# [Rows from a dataset of charts and code]
++++
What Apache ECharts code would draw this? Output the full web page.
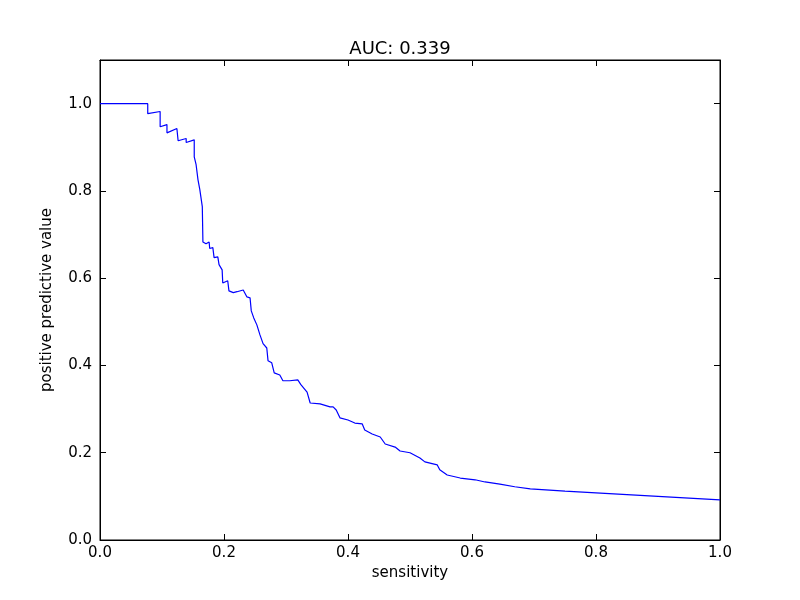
<!DOCTYPE html>
<html><head><meta charset="utf-8">
<script src="https://cdn.jsdelivr.net/npm/echarts@6/dist/echarts.min.js"></script>
<style>html,body{margin:0;background:#fff}#c{width:800px;height:600px}</style>
</head><body><div id="c"></div>
<script>
const sensitivity=[0,0.077,0.077,0.097,0.097,0.108,0.108,0.124,0.126,0.139,0.139,0.152,0.152,0.155,0.158,0.161,0.165,0.166,0.171,0.176,0.177,0.182,0.184,0.190,0.192,0.197,0.198,0.206,0.208,0.215,0.221,0.231,0.237,0.242,0.244,0.248,0.253,0.258,0.263,0.269,0.271,0.277,0.281,0.29,0.295,0.306,0.319,0.324,0.334,0.339,0.355,0.371,0.376,0.381,0.387,0.4,0.411,0.423,0.427,0.439,0.452,0.46,0.476,0.484,0.5,0.516,0.524,0.544,0.548,0.56,0.581,0.605,0.621,0.645,0.669,0.694,0.75,0.75,1.0];
const ppv=[1.0,1.0,0.977,0.982,0.947,0.952,0.933,0.943,0.915,0.92,0.911,0.917,0.878,0.86,0.826,0.803,0.764,0.683,0.679,0.683,0.668,0.670,0.647,0.649,0.631,0.619,0.589,0.594,0.571,0.567,0.569,0.573,0.557,0.555,0.525,0.509,0.493,0.470,0.450,0.44,0.411,0.406,0.383,0.378,0.365,0.365,0.367,0.356,0.339,0.314,0.312,0.305,0.305,0.298,0.28,0.275,0.268,0.266,0.252,0.243,0.236,0.22,0.213,0.204,0.2,0.188,0.179,0.172,0.161,0.149,0.142,0.138,0.133,0.128,0.122,0.117,0.112,0.108,0.092];
const data=sensitivity.map((s,i)=>[s,ppv[i]]);
const ax={axisLine:{show:true,onZero:false,lineStyle:{color:'#000',width:1}},axisTick:{show:true,inside:true,length:6,lineStyle:{color:'#000'}},splitLine:{show:false}};
const lab={color:'#000',fontSize:15,fontFamily:'DejaVu Sans'};
const c=echarts.init(document.getElementById('c'));
c.setOption({
 animation:false,
 title:{text:'AUC: 0.339',left:'center',top:35,textStyle:{fontSize:18,fontWeight:'normal',color:'#000',fontFamily:'DejaVu Sans'}},
 grid:{left:100,right:80,top:60,bottom:60,show:true,borderColor:'#000',borderWidth:1},
 xAxis:[{type:'value',min:0,max:1,interval:0.2,name:'sensitivity',nameLocation:'middle',nameGap:24,nameTextStyle:lab,axisLabel:Object.assign({formatter:v=>v.toFixed(1),margin:6},lab),...ax},
        {type:'value',min:0,max:1,interval:0.2,position:'top',axisLabel:{show:false},...ax}],
 yAxis:[{type:'value',min:0,max:1.1,interval:0.2,name:'positive predictive value',nameLocation:'middle',nameGap:45,nameTextStyle:lab,axisLabel:Object.assign({formatter:v=>v>1.05?'':v.toFixed(1),margin:8},lab),...ax},
        {type:'value',min:0,max:1.1,interval:0.2,position:'right',axisLabel:{show:false},...ax}],
 series:[{type:'line',data:data,showSymbol:false,lineStyle:{color:'#0000ff',width:1.2}}]
});
</script></body></html>
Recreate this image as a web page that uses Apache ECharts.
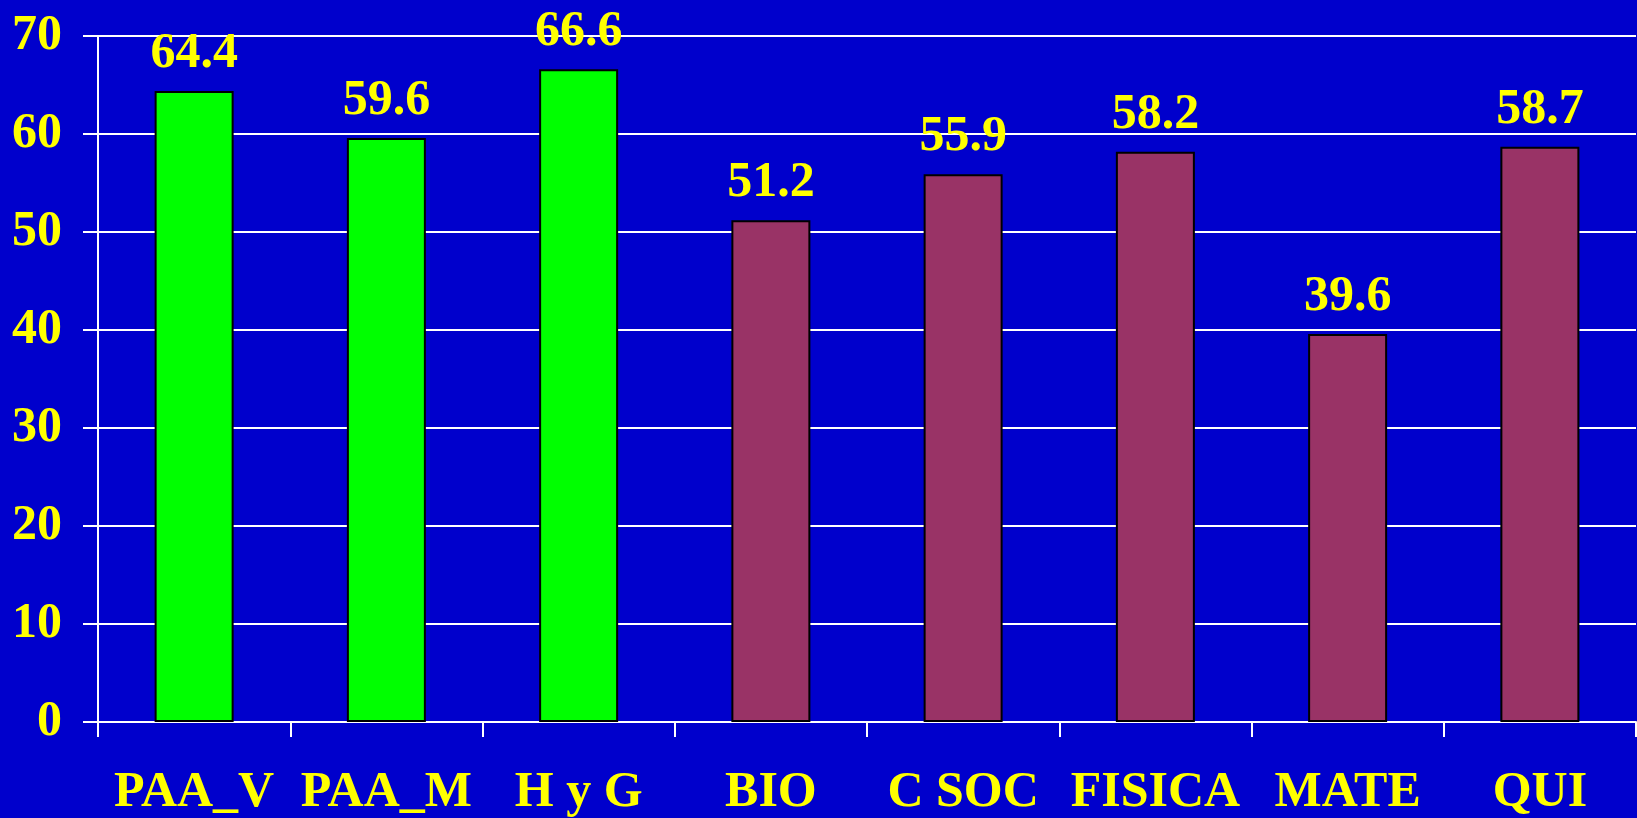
<!DOCTYPE html>
<html>
<head>
<meta charset="utf-8">
<script src="https://cdn.jsdelivr.net/npm/echarts@6/dist/echarts.min.js"></script>
<style>
html,body{margin:0;padding:0;background:#0000CC;}
#chart{width:1637px;height:818px;}
</style>
</head>
<body>
<div id="chart"></div>
<script>
const categories = ['PAA_V', 'PAA_M', 'H y G', 'BIO', 'C SOC', 'FISICA', 'MATE', 'QUI'];
const values = [64.4, 59.6, 66.6, 51.2, 55.9, 58.2, 39.6, 58.7];
const barColors = ['#00FF00', '#00FF00', '#00FF00', '#993366', '#993366', '#993366', '#993366', '#993366'];

const font = 'Liberation Serif, Times New Roman, serif';
const chart = echarts.init(document.getElementById('chart'));
chart.setOption({
  backgroundColor: '#0000CC',
  animation: false,
  grid: { left: 98, right: 1, top: 36, bottom: 95, containLabel: false },
  xAxis: {
    type: 'category',
    data: categories,
    axisLine: { lineStyle: { color: '#FFFFFF', width: 2 } },
    axisTick: { show: true, length: 15, lineStyle: { color: '#FFFFFF', width: 2 } },
    axisLabel: { color: '#FFFF00', fontFamily: font, fontWeight: 'bold', fontSize: 50, margin: 46, interval: 0 }
  },
  yAxis: {
    type: 'value',
    min: 0, max: 70, interval: 10,
    axisLine: { show: true, lineStyle: { color: '#FFFFFF', width: 2 } },
    axisTick: { show: true, length: 15, lineStyle: { color: '#FFFFFF', width: 2 } },
    splitLine: { show: true, lineStyle: { color: '#FFFFFF', width: 2 } },
    axisLabel: { color: '#FFFF00', fontFamily: font, fontWeight: 'bold', fontSize: 50, margin: 36, padding: [8, 0, 0, 0] }
  },
  series: [{
    type: 'bar',
    barWidth: 79,
    data: values.map((v, i) => ({ value: v, itemStyle: { color: barColors[i] } })),
    itemStyle: { borderColor: '#000000', borderWidth: 2 },
    label: {
      show: true, position: 'top', distance: 12,
      color: '#FFFF00', fontFamily: font, fontWeight: 'bold', fontSize: 50,
      formatter: p => p.value.toFixed(1)
    }
  }]
});
</script>
</body>
</html>
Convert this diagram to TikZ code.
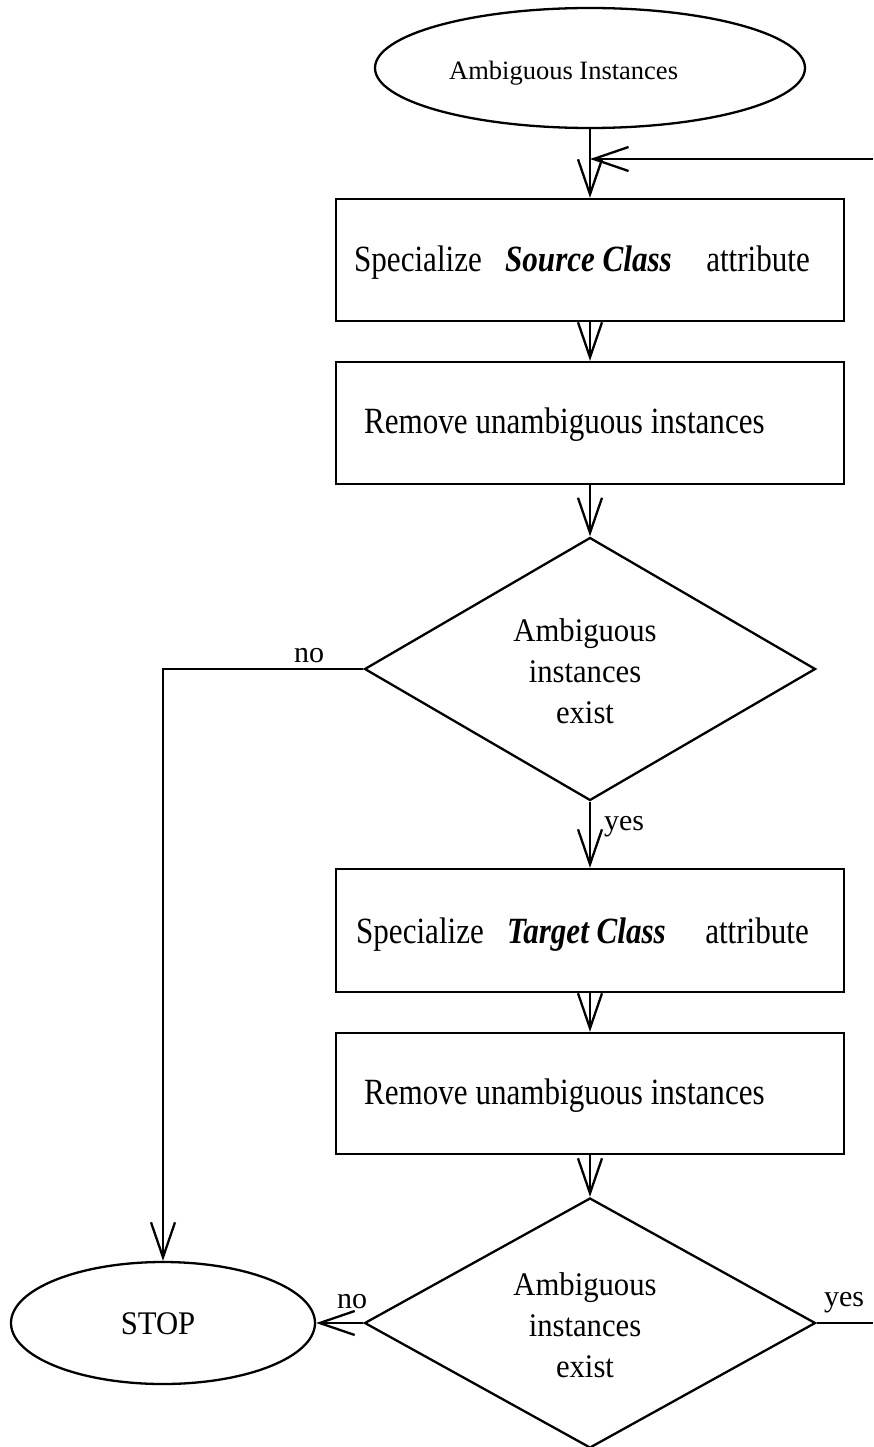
++++
# [Task objective]
Repeat the material above word for word and skip every image in it.

# [Exercise answer]
What Apache ECharts code would draw this? Output the full web page.
<!DOCTYPE html>
<html><head><meta charset="utf-8">
<script src="https://cdn.jsdelivr.net/npm/echarts@6/dist/echarts.min.js"></script>
<style>html,body{margin:0;background:#fff}#c{width:800px;height:600px}</style>
</head><body><div id="c"></div>
<script>
const sensitivity=[0,0.077,0.077,0.097,0.097,0.108,0.108,0.124,0.126,0.139,0.139,0.152,0.152,0.155,0.158,0.161,0.165,0.166,0.171,0.176,0.177,0.182,0.184,0.190,0.192,0.197,0.198,0.206,0.208,0.215,0.221,0.231,0.237,0.242,0.244,0.248,0.253,0.258,0.263,0.269,0.271,0.277,0.281,0.29,0.295,0.306,0.319,0.324,0.334,0.339,0.355,0.371,0.376,0.381,0.387,0.4,0.411,0.423,0.427,0.439,0.452,0.46,0.476,0.484,0.5,0.516,0.524,0.544,0.548,0.56,0.581,0.605,0.621,0.645,0.669,0.694,0.75,0.75,1.0];
const ppv=[1.0,1.0,0.977,0.982,0.947,0.952,0.933,0.943,0.915,0.92,0.911,0.917,0.878,0.86,0.826,0.803,0.764,0.683,0.679,0.683,0.668,0.670,0.647,0.649,0.631,0.619,0.589,0.594,0.571,0.567,0.569,0.573,0.557,0.555,0.525,0.509,0.493,0.470,0.450,0.44,0.411,0.406,0.383,0.378,0.365,0.365,0.367,0.356,0.339,0.314,0.312,0.305,0.305,0.298,0.28,0.275,0.268,0.266,0.252,0.243,0.236,0.22,0.213,0.204,0.2,0.188,0.179,0.172,0.161,0.149,0.142,0.138,0.133,0.128,0.122,0.117,0.112,0.108,0.092];
const data=sensitivity.map((s,i)=>[s,ppv[i]]);
const ax={axisLine:{show:true,onZero:false,lineStyle:{color:'#000',width:1}},axisTick:{show:true,inside:true,length:6,lineStyle:{color:'#000'}},splitLine:{show:false}};
const lab={color:'#000',fontSize:15,fontFamily:'DejaVu Sans'};
const c=echarts.init(document.getElementById('c'));
c.setOption({
 animation:false,
 title:{text:'AUC: 0.339',left:'center',top:35,textStyle:{fontSize:18,fontWeight:'normal',color:'#000',fontFamily:'DejaVu Sans'}},
 grid:{left:100,right:80,top:60,bottom:60,show:true,borderColor:'#000',borderWidth:1},
 xAxis:[{type:'value',min:0,max:1,interval:0.2,name:'sensitivity',nameLocation:'middle',nameGap:24,nameTextStyle:lab,axisLabel:Object.assign({formatter:v=>v.toFixed(1),margin:6},lab),...ax},
        {type:'value',min:0,max:1,interval:0.2,position:'top',axisLabel:{show:false},...ax}],
 yAxis:[{type:'value',min:0,max:1.1,interval:0.2,name:'positive predictive value',nameLocation:'middle',nameGap:45,nameTextStyle:lab,axisLabel:Object.assign({formatter:v=>v>1.05?'':v.toFixed(1),margin:8},lab),...ax},
        {type:'value',min:0,max:1.1,interval:0.2,position:'right',axisLabel:{show:false},...ax}],
 series:[{type:'line',data:data,showSymbol:false,lineStyle:{color:'#0000ff',width:1.2}}]
});
</script></body></html>
Recreate this image as a web page that uses Apache ECharts.
<!DOCTYPE html>
<html>
<head>
<meta charset="utf-8">
<script src="https://cdn.jsdelivr.net/npm/echarts@6/dist/echarts.min.js"></script>
<style>
html,body{margin:0;padding:0;background:#0000CC;}
#chart{width:1637px;height:818px;}
</style>
</head>
<body>
<div id="chart"></div>
<script>
const categories = ['PAA_V', 'PAA_M', 'H y G', 'BIO', 'C SOC', 'FISICA', 'MATE', 'QUI'];
const values = [64.4, 59.6, 66.6, 51.2, 55.9, 58.2, 39.6, 58.7];
const barColors = ['#00FF00', '#00FF00', '#00FF00', '#993366', '#993366', '#993366', '#993366', '#993366'];

const font = 'Liberation Serif, Times New Roman, serif';
const chart = echarts.init(document.getElementById('chart'));
chart.setOption({
  backgroundColor: '#0000CC',
  animation: false,
  grid: { left: 98, right: 1, top: 36, bottom: 95, containLabel: false },
  xAxis: {
    type: 'category',
    data: categories,
    axisLine: { lineStyle: { color: '#FFFFFF', width: 2 } },
    axisTick: { show: true, length: 15, lineStyle: { color: '#FFFFFF', width: 2 } },
    axisLabel: { color: '#FFFF00', fontFamily: font, fontWeight: 'bold', fontSize: 50, margin: 46, interval: 0 }
  },
  yAxis: {
    type: 'value',
    min: 0, max: 70, interval: 10,
    axisLine: { show: true, lineStyle: { color: '#FFFFFF', width: 2 } },
    axisTick: { show: true, length: 15, lineStyle: { color: '#FFFFFF', width: 2 } },
    splitLine: { show: true, lineStyle: { color: '#FFFFFF', width: 2 } },
    axisLabel: { color: '#FFFF00', fontFamily: font, fontWeight: 'bold', fontSize: 50, margin: 36, padding: [8, 0, 0, 0] }
  },
  series: [{
    type: 'bar',
    barWidth: 79,
    data: values.map((v, i) => ({ value: v, itemStyle: { color: barColors[i] } })),
    itemStyle: { borderColor: '#000000', borderWidth: 2 },
    label: {
      show: true, position: 'top', distance: 12,
      color: '#FFFF00', fontFamily: font, fontWeight: 'bold', fontSize: 50,
      formatter: p => p.value.toFixed(1)
    }
  }]
});
</script>
</body>
</html>
Convert this diagram to TikZ code.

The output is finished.